WRI plans to employ around 100 researchers, and around 15 of those will be in the informatics group, Somiari said. For now, however, four full-time employees in addition to Somiari are building the informatics foundation, in collaboration with several staffers from WRI’s software partners stationed on the Windber site. While Somiari said his team does develop its own software tools when necessary, “my strategy is to get the state-of-the-art tools currently available. … So any company that has a solution that would be useful to us, we establish a relationship with that company, and we begin to tap into the benefits of using that tool.”
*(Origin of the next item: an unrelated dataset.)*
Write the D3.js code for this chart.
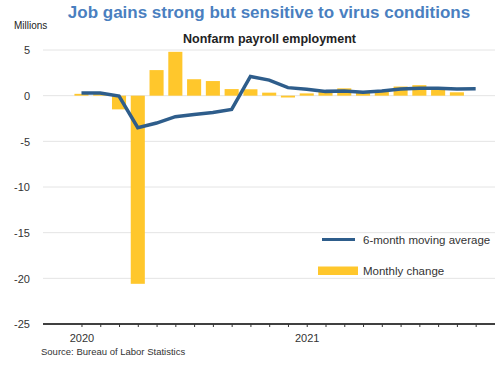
<!DOCTYPE html>
<html>
<head>
<meta charset="utf-8">
<script src="https://cdn.jsdelivr.net/npm/d3@7"></script>
<style>
  html, body { margin: 0; padding: 0; background: #fff; }
  svg { display: block; font-family: "Liberation Sans", Arial, sans-serif; }
</style>
</head>
<body>
<svg id="chart" width="500" height="365"></svg>
<script>
// ---- Data ----
const months = ["2020-01","2020-02","2020-03","2020-04","2020-05","2020-06","2020-07","2020-08","2020-09","2020-10","2020-11","2020-12",
                "2021-01","2021-02","2021-03","2021-04","2021-05","2021-06","2021-07","2021-08","2021-09","2021-10"];
// Monthly change in nonfarm payrolls, millions (Jan 2020 - Sep 2021)
const monthlyChange = [0.2, 0.25, -1.5, -20.6, 2.8, 4.8, 1.8, 1.6, 0.72, 0.7, 0.33, -0.2,
                       0.25, 0.45, 0.8, 0.35, 0.6, 1.0, 1.15, 0.62, 0.37];
// 6-month moving average, millions (Jan 2020 - Oct 2021)
const movingAvg = [0.28, 0.3, -0.05, -3.5, -3.0, -2.3, -2.05, -1.85, -1.5, 2.1, 1.7, 0.88,
                   0.7, 0.47, 0.5, 0.38, 0.5, 0.72, 0.82, 0.8, 0.73, 0.75];
const yTicks = [5, 0, -5, -10, -15, -20, -25];
const xTickLabels = ["2020","","","","","","","","","","","","2021","","","","","","","","",""];

const title = "Job gains strong but sensitive to virus conditions";
const subtitle = "Nonfarm payroll employment";
const unitLabel = "Millions";
const source = "Source: Bureau of Labor Statistics";
const seriesNames = ["6-month moving average", "Monthly change"];

(function () {
// ---- Layout ----
const svg = d3.select("#chart");
const mLeft = 43, mRight = 495, mTop = 50, mBottom = 324;

const x = d3.scaleLinear().domain([-2.05, 22.03]).range([mLeft, mRight]);
const y = d3.scaleLinear().domain([-25, 5]).range([mBottom, mTop]);
const step = x(1) - x(0);
const barW = step * 0.75;

const yellow = "#ffc72c";
const blue = "#2e5d8b";

// Title
svg.append("text").attr("x", 269).attr("y", 18).attr("text-anchor", "middle")
  .attr("font-size", 17).attr("font-weight", "bold").attr("fill", "#4a7fc0").text(title);
svg.append("text").attr("x", 269.5).attr("y", 43).attr("text-anchor", "middle")
  .attr("font-size", 12.5).attr("font-weight", "bold").attr("fill", "#222").text(subtitle);
svg.append("text").attr("x", 14).attr("y", 29).attr("font-size", 10).attr("fill", "#222").text(unitLabel);

// Gridlines + y labels
const yAxis = d3.axisLeft(y).tickValues(yTicks).tickSize(0).tickPadding(0)
  .tickFormat(d => String(d));
const gy = svg.append("g").attr("transform", `translate(30,0)`).call(yAxis);
gy.select(".domain").remove();
gy.selectAll("text").attr("font-size", 11).attr("fill", "#333")
  .attr("font-family", "Liberation Sans, Arial, sans-serif").attr("dy", "0.35em");

svg.append("g").selectAll("line").data(yTicks.filter(d => d !== -25)).join("line")
  .attr("x1", mLeft).attr("x2", mRight)
  .attr("y1", d => y(d)).attr("y2", d => y(d))
  .attr("stroke", "#e4e4e4").attr("stroke-width", 1);

// Bars
svg.append("g").selectAll("rect").data(monthlyChange).join("rect")
  .attr("x", (d, i) => x(i) - barW / 2)
  .attr("width", barW)
  .attr("y", d => y(Math.max(0, d)))
  .attr("height", d => Math.abs(y(d) - y(0)))
  .attr("fill", yellow);

// Line
const line = d3.line().x((d, i) => x(i)).y(d => y(d));
svg.append("path").datum(movingAvg).attr("d", line)
  .attr("fill", "none").attr("stroke", blue).attr("stroke-width", 3.5)
  .attr("stroke-linejoin", "miter");

// X axis
const xAxis = d3.axisBottom(x).tickValues(d3.range(months.length)).tickSize(3)
  .tickFormat((d, i) => xTickLabels[i]).tickSizeOuter(0);
const gx = svg.append("g").attr("transform", `translate(0,${mBottom})`).call(xAxis);
gx.select(".domain").attr("stroke", "#000").attr("stroke-width", 1.5)
  .attr("d", `M${mLeft},0H${mRight}`);
gx.selectAll(".tick line").attr("stroke", "#333");
gx.selectAll("text").attr("font-size", 11).attr("fill", "#333")
  .attr("font-family", "Liberation Sans, Arial, sans-serif").attr("dy", 0).attr("y", 17.5);

// Legend
const lg = svg.append("g");
lg.append("line").attr("x1", 322).attr("x2", 355).attr("y1", 239.5).attr("y2", 239.5)
  .attr("stroke", blue).attr("stroke-width", 3);
lg.append("text").attr("x", 363).attr("y", 244).attr("font-size", 11.5).attr("fill", "#333").text(seriesNames[0]);
lg.append("rect").attr("x", 318).attr("y", 266.5).attr("width", 40).attr("height", 8.5).attr("fill", yellow);
lg.append("text").attr("x", 363).attr("y", 275).attr("font-size", 11.5).attr("fill", "#333").text(seriesNames[1]);

// Source
svg.append("text").attr("x", 41).attr("y", 355).attr("font-size", 9.5).attr("fill", "#333").text(source);
})();
</script>
</body>
</html>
The massive database repository of clinical and molecular data will eventually be made publicly available via “multiple levels of access,” Somiari said. “Basic information” contained within the database will be made freely available, he said, while “refined information” that results from industry collaborations will be available under restricted terms.
The ultimate goal of the data-collection and storage process, according to Somiari, is disease modeling. While “everyone is talking about systems-level research,” he said, the first step in attaining that goal is “good information at the basic level.” By capturing information of interest to the research community — and checking in periodically with users and vendors to make sure it’s still on the right track — WRI plans to “use the best tools available today to answer the questions of today, but position ourselves to be able to respond to the needs of tomorrow,” Somiari said.